All of this has so much to do with my grandfather. It's weird, but I feel like if he was around, I'd be able to ask him, and he'd be able to tell me what I should do. It's fucked up, but I rarely asked him for his input, and now all I want is some of his advice.

-J

Thursday, December 15, 2011

Am I the only Comic Writer who does this?

Starting work on a new project with a friend of mine, but as I work out the plot for issue 1, I can't help but wonder...



Am I the only one who does this?

Saturday, August 20, 2011

It has been a while since I updated.


One would think with me working a night shift I'd have more time to blog.

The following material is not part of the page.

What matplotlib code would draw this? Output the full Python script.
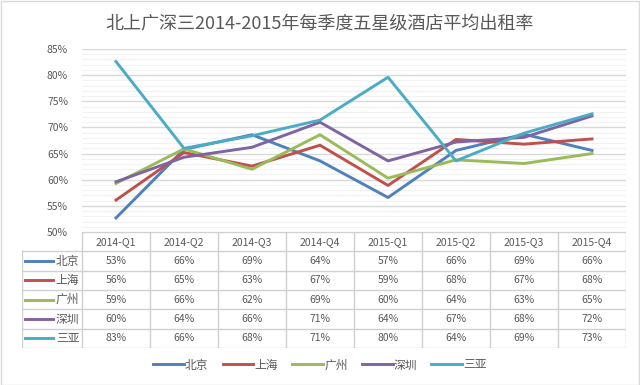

Truth be told, I could be. I spend about half my time doing proper work, the other half of the time fucking off. I write, of course, jotting down ideas. But a lot of the time I spend writing is spent watching shit on Hulu…. WHich I really want Canada to have. It's amazing. Being able to stream pretty much any TV show…. I just wish I was able to buy plus, because I would honestly stop downloading TV shows entirely. It's research I suppose. It actually allows me to see what's out there beyond what I can only limitedly see (More than whats popular.)


So without further…


SHOWS I LOVE THAT I FOUND ON HULU:


1. Kitchen Confidential.


So this show is from 2004. It's basically Bradley Cooper playing Bradley Cooper as a Chef. I think ti may be partially responsible for his role in a lot of movies. He is a washed out character, who is 1.5 years sober by the time we catch up, and he gets a second chance, being put in charge of a kitchen on a small New York boutique restaurant. I loved it. It's a shame was cancelled.


2. The League


A sitcom about fantasy football league. friends since high school, and their interactions with their families, and a few outside options. I gotta say, I didn't know what this was about before I started watching it. If I had, I may not have watched it. But I'm glad I did. It is hilarious. It's on FX so their is a lot of cussing (But no fucks). I like it and will continue to watch…. Any fans of Archer should check it out, it has a similar type of humour.


3. Misfits.


This one is kind of a cheat. I have wanted to watch this show for some time. But Never got around to it. I am just rounding out the second episode now. And I am enraptured. I'll introduce this one to Allison tonight. I don't know if she'll actually be interested enough to watch it, it's a little vulgar, even by my standards. But I love the british take on this kind of story, and I am looking forward to watching more.


4. Hells Kitchen


So what the fuck. I could be watching this outside of Hulu, but I never in my wildest dream believed I would get hooked like this. I am rooting for some, and want to see one of the bitches get kicked off the show. Needless to say, this show is great and Bad for the same reasons.


SHOWS IN QUEUE


A show called Whites, about Kitchen staff again, i think its less comedy though. Testees. a show about people who are test subjects. It sounds awesome!